Manela Bustamante (Manuela Bustamante; November 14, 1924 in Havana, Cuba – February 12, 2005 in San Juan, Puerto Rico) was a famous Cuban actress, who performed the character Cachucha in perhaps the most remembered Cuban comedy show of its era “Cachucha y Ramón” (1955-65 approx.). She later became a household name in Puerto Rico during the 70s as she became part of the cast in the show Los García.

==Early years==
Manela was the only daughter of Spanish immigrants; her father was the owner of a guesthouse in Havana but lost the business during the depression of the 1930s. After finishing her basic education at age 20, Manela embarked to pursue her desire to make a living in the entertainment world. She toured around Latin America in a theatre company and worked for the Cuban radio station CMQ as a singer and story narrator.

== Television career==

=== Cachucha y Ramón ===

Manela became a famous TV star in the mid-1950s with her character of “Cachucha” in the TV comedy “Cachucha y Ramon” together with co-star, Idalberto Delgado as “Ramon”. The show (mostly live), originally produced by Francisco Vergara and sponsored by Uncle Ben's rice, grew in popularity from the mid 1950s to the mid 1960s. In a trip to N.Y. Manela appeared in a Garry Moore show, as his show was also sponsored by Uncle Ben's rice.

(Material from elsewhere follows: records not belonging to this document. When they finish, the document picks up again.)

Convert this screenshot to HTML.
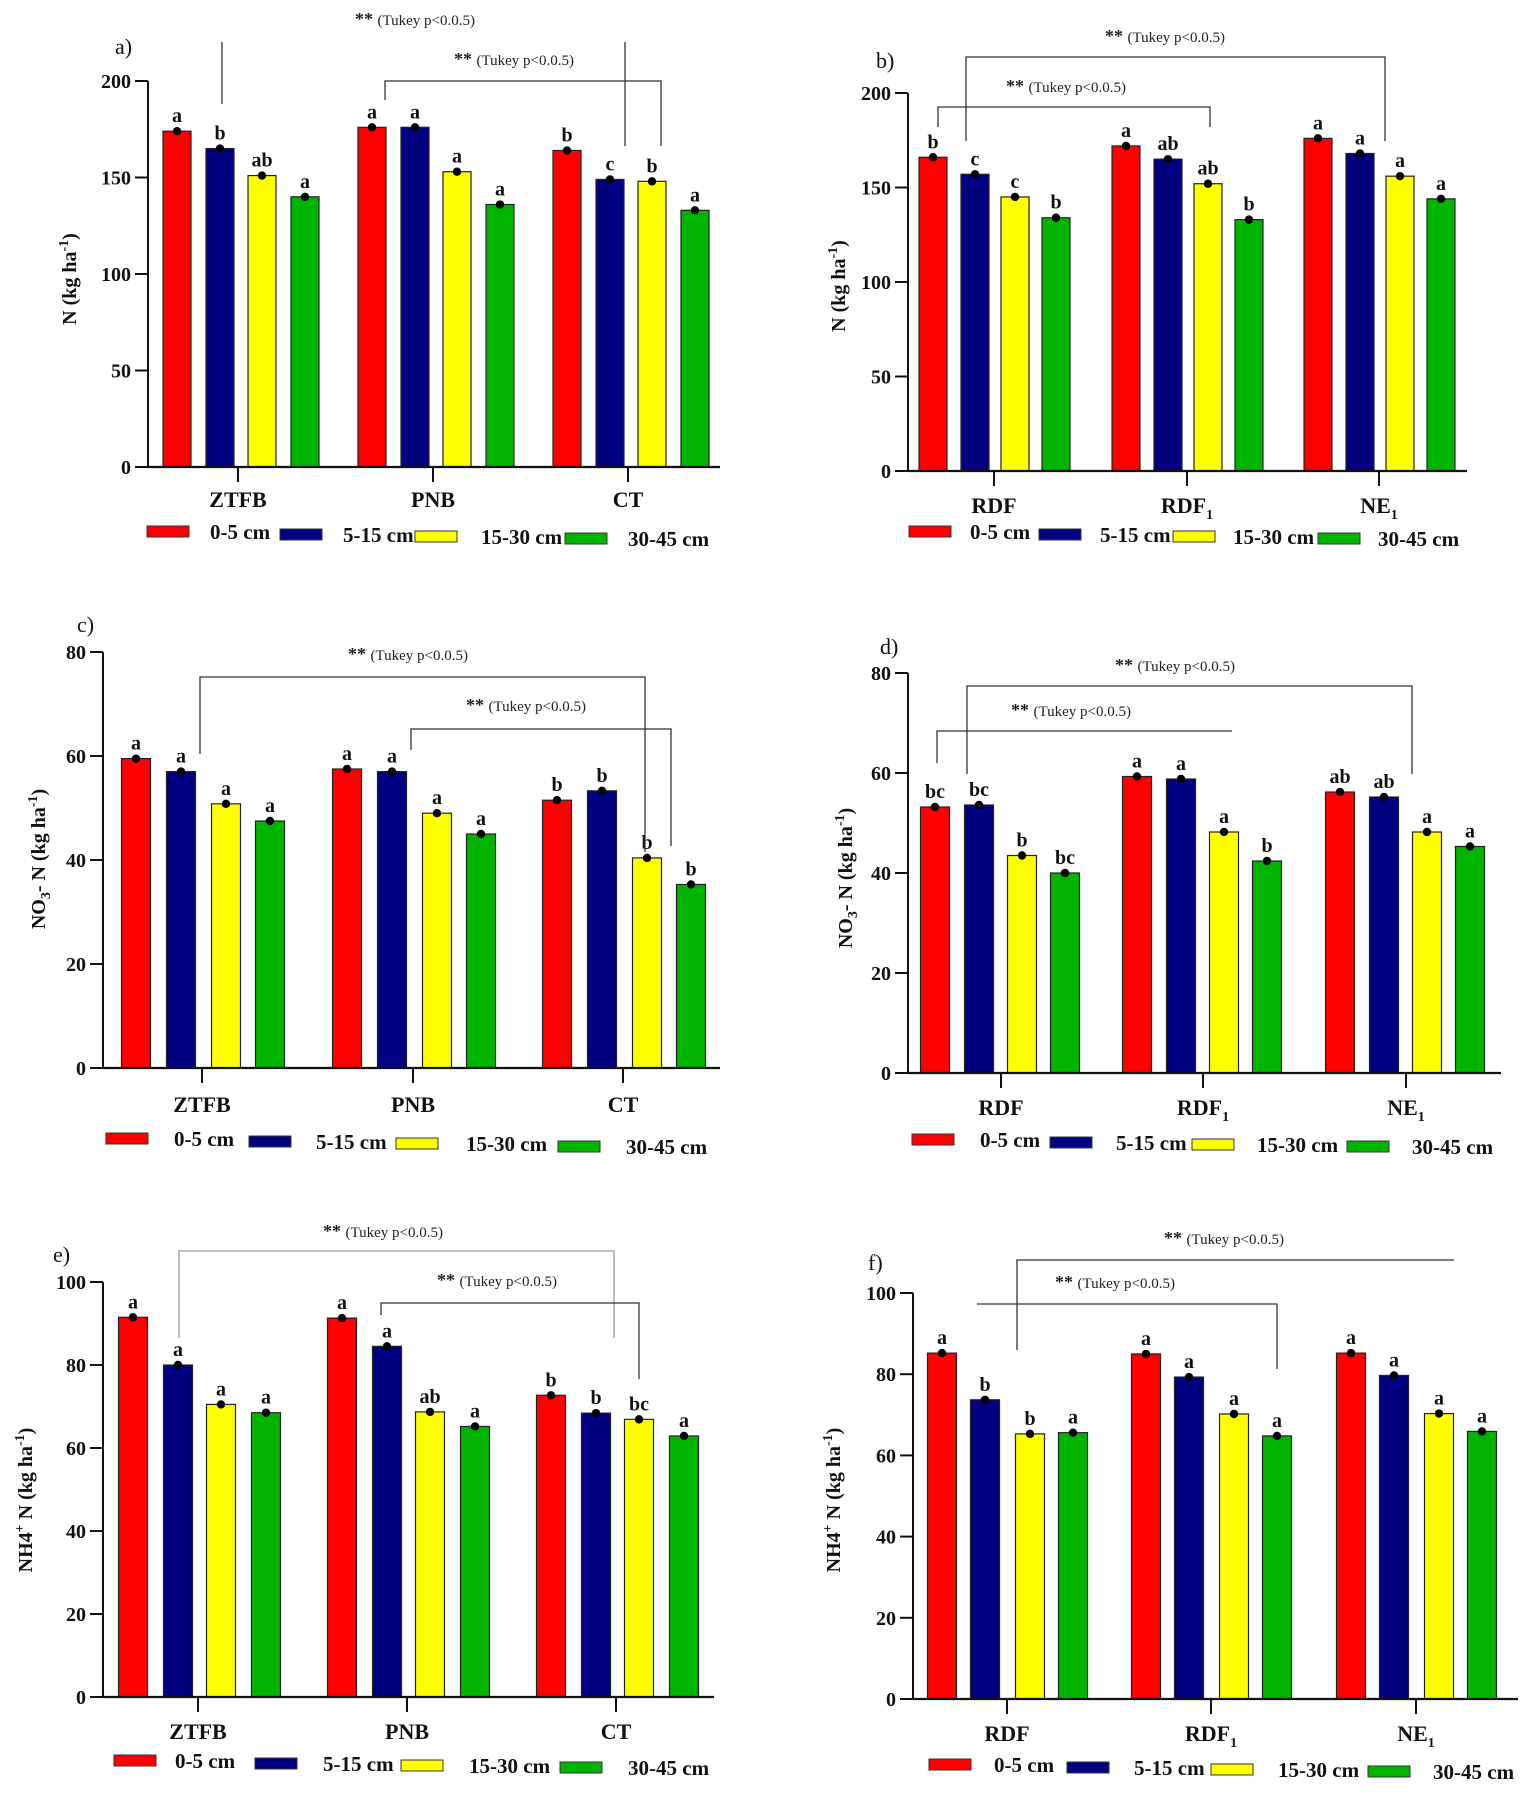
<!DOCTYPE html>
<html><head><meta charset="utf-8"><style>
html,body{margin:0;padding:0;background:#fff}
svg{display:block}
text{font-family:"Liberation Serif",serif}
</style></head><body>
<svg id="fig" width="1535" height="1802" viewBox="0 0 1535 1802" xmlns="http://www.w3.org/2000/svg"></svg>
<script>
// ---- data ----
const depths = ["0-5 cm","5-15 cm","15-30 cm","30-45 cm"];
const colors = ["#ff0000","#000080","#ffff00","#00b400"];
const tillageCats = ["ZTFB","PNB","CT"];
const nutrientCats = ["RDF","RDF1","NE1"];
const valuesA = [[174,165,151,140],[176,176,153,136],[164,149,148,133]];
const lettersA = [["a","b","ab","a"],["a","a","a","a"],["b","c","b","a"]];
const valuesB = [[166,157,145,134],[172,165,152,133],[176,168,156,144]];
const lettersB = [["b","c","c","b"],["a","ab","ab","b"],["a","a","a","a"]];
const valuesC = [[59.5,57,50.8,47.5],[57.5,57,49,45],[51.5,53.3,40.4,35.3]];
const lettersC = [["a","a","a","a"],["a","a","a","a"],["b","b","b","b"]];
const valuesD = [[53.2,53.6,43.5,40],[59.3,58.8,48.2,42.4],[56.2,55.2,48.2,45.3]];
const lettersD = [["bc","bc","b","bc"],["a","a","a","b"],["ab","ab","a","a"]];
const valuesE = [[91.5,80,70.5,68.5],[91.3,84.5,68.7,65.2],[72.7,68.4,66.9,62.9]];
const lettersE = [["a","a","a","a"],["a","a","ab","a"],["b","b","bc","a"]];
const valuesF = [[85.2,73.7,65.3,65.6],[85,79.3,70.2,64.8],[85.2,79.7,70.3,65.9]];
const lettersF = [["a","b","b","a"],["a","a","a","a"],["a","a","a","a"]];
const ticksN = [0,50,100,150,200];
const ticksNO3 = [0,20,40,60,80];
const ticksNH4 = [0,20,40,60,80,100];

const NS="http://www.w3.org/2000/svg";
const svg=document.getElementById('fig');
function mk(tag,attrs,parent){const e=document.createElementNS(NS,tag);for(const k in attrs)e.setAttribute(k,attrs[k]);(parent||svg).appendChild(e);return e;}

const panels=[
 {id:'a',label:'a)',lx:115,ly:54,ax:148,y0:467,yt:81,ymax:200,right:720,centers:[238,433,628],off:[-61,-18,24,67],bw:28,cats:tillageCats,vals:valuesA,lets:lettersA,ticks:ticksN,catY:507,
  ytitle:[{t:'N (kg ha'},{t:'-1',sup:1},{t:')'}],ytx:76,yty:279,
  leg:{y:532,rects:[147,280,415,565],texts:[210,343,481,628],dy:[0,3,5,7]},
  tukey:[{x:355,y:25},{x:454,y:65}],
  br:[[[222,42],[222,104]],[[385,100],[385,81],[661,81],[661,146]],[[625,42],[625,146]]]},
 {id:'b',label:'b)',lx:876,ly:68,ax:908,y0:471,yt:93,ymax:200,right:1467,centers:[994,1187,1379],off:[-61,-19,21,62],bw:28,cats:nutrientCats,vals:valuesB,lets:lettersB,ticks:ticksN,catY:513,
  ytitle:[{t:'N (kg ha'},{t:'-1',sup:1},{t:')'}],ytx:845,yty:286,
  leg:{y:532,rects:[909,1039,1173,1318],texts:[970,1100,1233,1378],dy:[0,3,5,7]},
  tukey:[{x:1105,y:42},{x:1006,y:92}],
  br:[[[966,141],[966,57],[1385,57],[1385,141]],[[938,127],[938,107],[1210,107],[1210,127]]]},
 {id:'c',label:'c)',lx:77,ly:632,ax:103,y0:1068,yt:652,ymax:80,right:720,centers:[202,413,623],off:[-66,-21,24,68],bw:29,cats:tillageCats,vals:valuesC,lets:lettersC,ticks:ticksNO3,catY:1112,
  ytitle:[{t:'NO'},{t:'3',sub:1},{t:'- N (kg ha'},{t:'-1',sup:1},{t:')'}],ytx:45,yty:859,
  leg:{y:1139,rects:[106,249,396,558],texts:[174,316,466,626],dy:[0,3,5,8]},
  tukey:[{x:348,y:660},{x:466,y:711}],
  br:[[[200,754],[200,677],[645,677],[645,852]],[[411,750],[411,729],[671,729],[671,846]]]},
 {id:'d',label:'d)',lx:880,ly:654,ax:908,y0:1073,yt:673,ymax:80,right:1501,centers:[1001,1203,1406],off:[-66,-22,21,64],bw:29,cats:nutrientCats,vals:valuesD,lets:lettersD,ticks:ticksNO3,catY:1115,
  ytitle:[{t:'NO'},{t:'3',sub:1},{t:'- N (kg ha'},{t:'-1',sup:1},{t:')'}],ytx:852,yty:878,
  leg:{y:1140,rects:[912,1050,1192,1347],texts:[980,1116,1257,1412],dy:[0,3,5,7]},
  tukey:[{x:1115,y:671},{x:1011,y:716}],
  br:[[[967,774],[967,686],[1412,686],[1412,774]],[[937,763],[937,731],[1232,731]]]},
 {id:'e',label:'e)',lx:53,ly:1262,ax:103,y0:1697,yt:1282,ymax:100,right:714,centers:[198,407,616],off:[-65,-20,23,68],bw:29,cats:tillageCats,vals:valuesE,lets:lettersE,ticks:ticksNH4,catY:1739,
  ytitle:[{t:'NH4'},{t:'+',sup:1},{t:' N (kg ha'},{t:'-1',sup:1},{t:')'}],ytx:32,yty:1500,
  leg:{y:1761,rects:[114,255,401,560],texts:[175,323,469,628],dy:[0,3,5,7]},
  tukey:[{x:323,y:1237},{x:437,y:1286}],
  br:[[[179,1338],[179,1251],[614,1251],[614,1338]],[[381,1315],[381,1303],[639,1303],[639,1379]]],gray0:1},
 {id:'f',label:'f)',lx:868,ly:1270,ax:913,y0:1699,yt:1293,ymax:100,right:1518,centers:[1007,1211,1416],off:[-65,-22,23,66],bw:29,cats:nutrientCats,vals:valuesF,lets:lettersF,ticks:ticksNH4,catY:1741,
  ytitle:[{t:'NH4'},{t:'+',sup:1},{t:' N (kg ha'},{t:'-1',sup:1},{t:')'}],ytx:840,yty:1500,
  leg:{y:1765,rects:[929,1067,1211,1368],texts:[994,1134,1278,1433],dy:[0,3,5,7]},
  tukey:[{x:1164,y:1244},{x:1055,y:1288}],
  br:[[[1017,1350],[1017,1260],[1454,1260]],[[977,1304],[1277,1304],[1277,1369]]]}
];

function catLabel(g,name,x,y){
  const t=mk('text',{x:x,y:y,'text-anchor':'middle','font-size':22,'font-weight':'bold',fill:'#111'},g);
  
  
  if(name.endsWith('1')){t.textContent=name.slice(0,-1);const s=mk('tspan',{'font-size':14,dy:6},t);s.textContent='1';}
  else t.textContent=name;
}

panels.forEach(p=>{
  const g=mk('g',{});
  
  
  const ys=v=>p.y0-v/p.ymax*(p.y0-p.yt);
  const lb=mk('text',{x:p.lx,y:p.ly,'font-size':22,'font-family':'Liberation Sans, sans-serif',fill:'#111'},g);lb.textContent=p.label;
  
  
  p.vals.forEach((grp,gi)=>{
    grp.forEach((v,si)=>{
      const cx=p.centers[gi]+p.off[si];
      const r=mk('rect',{x:cx-p.bw/2,y:ys(v),width:p.bw,height:p.y0-ys(v),fill:colors[si],stroke:'#222','stroke-width':1.2},g);
      
      
      const d=mk('circle',{cx:cx,cy:ys(v),r:4.2,fill:'#000'},g);
      
      
      const lt=mk('text',{x:cx,y:ys(v)-9,'text-anchor':'middle','font-size':20,'font-weight':'bold',fill:'#111'},g);
      lt.textContent=p.lets[gi][si];
      
      
    });
  });
  const ya=mk('line',{x1:p.ax,y1:p.yt,x2:p.ax,y2:p.y0,stroke:'#111','stroke-width':2},g);
  
  
  const xa=mk('line',{x1:p.ax,y1:p.y0,x2:p.right,y2:p.y0,stroke:'#111','stroke-width':2.2},g);
  
  
  p.ticks.forEach(t=>{
    mk('line',{x1:p.ax-13,y1:ys(t),x2:p.ax,y2:ys(t),stroke:'#111','stroke-width':2},g);
    const tl=mk('text',{x:p.ax-17,y:ys(t)+7,'text-anchor':'end','font-size':20,'font-weight':'bold',fill:'#111'},g);
    tl.textContent=t;
    
    
  });
  p.centers.forEach((c,i)=>{
    mk('line',{x1:c,y1:p.y0,x2:c,y2:p.y0+15,stroke:'#111','stroke-width':2},g);
    catLabel(g,p.cats[i],c,p.catY);
  });
  const yt=mk('text',{x:0,y:0,'text-anchor':'middle','font-size':20,'font-weight':'bold',fill:'#111',transform:`translate(${p.ytx},${p.yty}) rotate(-90)`},g);
  
  
  p.ytitle.forEach(s=>{const ts=mk('tspan',{},yt);ts.textContent=s.t;
    if(s.sup){ts.setAttribute('font-size',14);ts.setAttribute('dy',-8);}
    else if(s.sub){ts.setAttribute('font-size',14);ts.setAttribute('dy',5);}
  });
  let prev=0;Array.from(yt.childNodes).forEach(ts=>{const d=parseFloat(ts.getAttribute('dy')||0);if(!ts.getAttribute('font-size')&&prev){ts.setAttribute('dy',-prev);}prev=ts.getAttribute('font-size')?d:0;});
  p.br.forEach((b,bi)=>{
    const pl=mk('polyline',{points:b.map(q=>q.join(',')).join(' '),fill:'none',stroke:(p.gray0&&bi===0)?'#999':'#333','stroke-width':1.3},g);
    
    
  });
  p.tukey.forEach(t=>{
    const tt=mk('text',{x:t.x,y:t.y,'font-size':15,fill:'#222'},g);
    
    
    const s1=mk('tspan',{'font-weight':'bold','font-size':18},tt);s1.textContent='** ';
    const s2=mk('tspan',{},tt);s2.textContent='(Tukey p<0.0.5)';
  });
  depths.forEach((d,i)=>{
    const y=p.leg.y+p.leg.dy[i];
    const r=mk('rect',{x:p.leg.rects[i],y:y-6,width:42,height:11,fill:colors[i],stroke:'#333','stroke-width':1},g);
    
    
    const t=mk('text',{x:p.leg.texts[i],y:y+7,'font-size':21,'font-weight':'bold',fill:'#111'},g);
    t.textContent=d;
    
    
  });
});
</script>
</body></html>
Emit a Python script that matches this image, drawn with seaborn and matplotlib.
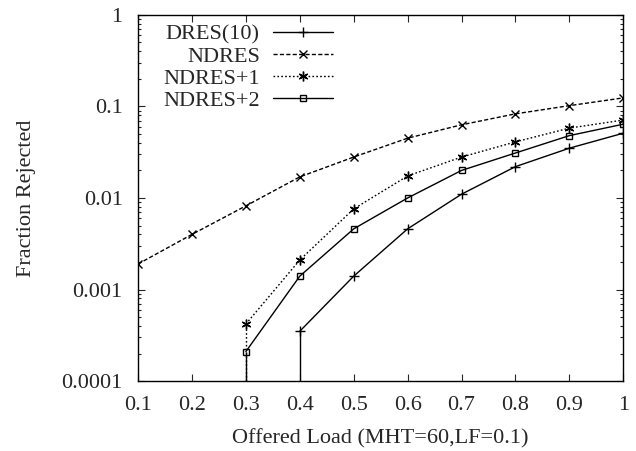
#!/usr/bin/env python3
"""Fraction of rejected requests vs offered load (log scale)."""
import numpy as np
import pandas as pd
import matplotlib
matplotlib.use("Agg")
import matplotlib.pyplot as plt
import seaborn as sns
from matplotlib.ticker import FixedLocator, FuncFormatter, LogLocator, NullFormatter

# Data
load = [0.1, 0.2, 0.3, 0.4, 0.5, 0.6, 0.7, 0.8, 0.9, 1.0]
dres10 = [np.nan, np.nan, np.nan, 0.00035, 0.0014, 0.0046, 0.011, 0.022, 0.035, 0.051]
ndres = [0.0019, 0.0040, 0.0082, 0.017, 0.028, 0.045, 0.063, 0.083, 0.102, 0.124]
ndres_p1 = [np.nan, np.nan, 0.00042, 0.0021, 0.0076, 0.0174, 0.028, 0.041, 0.058, 0.071]
ndres_p2 = [np.nan, np.nan, 0.00021, 0.0014, 0.0046, 0.010, 0.020, 0.031, 0.048, 0.064]

x_ticks = [0.1, 0.2, 0.3, 0.4, 0.5, 0.6, 0.7, 0.8, 0.9, 1.0]
y_ticks = [0.0001, 0.001, 0.01, 0.1, 1]
y_tick_labels = ["0.0001", "0.001", "0.01", "0.1", "1"]

series = [
    ("DRES(10)", dres10, "-", "+", 7),
    ("NDRES", ndres, (0, (3.0, 1.6)), "x", 6),
    ("NDRES+1", ndres_p1, (0, (1.2, 1.6)), (6, 2, 0), 7),
    ("NDRES+2", ndres_p2, "-", "s", 5),
]


def main():
    sns.set_style("ticks")
    plt.rcParams["font.family"] = ["Liberation Serif", "DejaVu Serif"]
    plt.rcParams["font.size"] = 16

    fig = plt.figure(figsize=(6.36, 4.51), dpi=100)
    ax = fig.add_axes([0.217, 0.155, 0.763, 0.812])

    y_min, y_max = 0.0001, 1

    for name, vals, ls, marker, ms in series:
        df = pd.DataFrame({"load": load, "frac": vals}).dropna()
        sns.lineplot(data=df, x="load", y="frac", ax=ax, color="black",
                     linestyle=ls, linewidth=1.0, marker=marker, markersize=ms,
                     markerfacecolor="none", markeredgecolor="black",
                     markeredgewidth=1.0, label=name, estimator=None)
        # gnuplot draws the missing (zero) value as a drop to the floor
        first = df.iloc[0]
        if first["load"] > load[0]:
            ax.vlines(first["load"], y_min, first["frac"], colors="black",
                      linestyles=ls, linewidth=1.0)

    ax.set_yscale("log")
    ax.set_xlim(0.1, 1.0)
    ax.set_ylim(y_min, y_max)
    ax.xaxis.set_major_locator(FixedLocator(x_ticks))
    ax.xaxis.set_major_formatter(FuncFormatter(lambda v, p: f"{v:g}"))
    ax.yaxis.set_major_locator(FixedLocator(y_ticks))
    ax.set_yticklabels(y_tick_labels)
    ax.yaxis.set_minor_locator(LogLocator(base=10, subs=np.arange(2, 10)))
    ax.yaxis.set_minor_formatter(NullFormatter())

    ax.tick_params(which="both", direction="in", top=True, right=True,
                   width=0.8, labelsize=16)
    ax.tick_params(axis="y", pad=11)
    ax.tick_params(axis="x", pad=11)
    ax.tick_params(which="major", length=5)
    ax.tick_params(which="minor", length=2.5)
    for sp in ax.spines.values():
        sp.set_linewidth(1.0)
        sp.set_color("black")

    ax.set_xlabel("Offered Load (MHT=60,LF=0.1)", fontsize=16, labelpad=10)
    ax.set_ylabel("Fraction Rejected", fontsize=16, labelpad=18)

    ax.legend(loc="upper right", bbox_to_anchor=(0.402, 0.974), frameon=False,
              markerfirst=False, numpoints=1, handlelength=2.7,
              handletextpad=0.6, labelspacing=0.06, borderaxespad=0.0,
              borderpad=0.0, fontsize=16)

    fig.savefig("out.png", dpi=100)


if __name__ == "__main__":
    main()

After Cuba fell to communism in 1959, Francisco Vergara left Cuba to sell the idea of the show to other Latin American countries. It is known that a copy of the show, its same title, and characters was done in Venezuela at the same time the original show was still running in Cuba.

==Exile, Los Garcia==

The show ended when Manela Bustamante went empty handed into exile with her family. After leaving Cuba in 1971, she lived in Spain for three years, and moved to Puerto Rico in 1974. In Spain, Manela put her artistic career on hang; it was her husband that became able to provide the main monetary income for the family as an architect. In Puerto Rico, Manela Bustamante became “Doña Tony” in the popular TV show “Los Garcia”, produced by Tommy Muñiz. She also did several commercials including a small role in the 1988 soap opera “Ave de Paso.”

Her last TV appearance was in 2004 as a special guest in a one-hour tribute to “Los Garcia”. Manela Bustamante died a year later in San Juan, Puerto Rico, on February 12, 2005, and is survived by her daughter and two grandsons.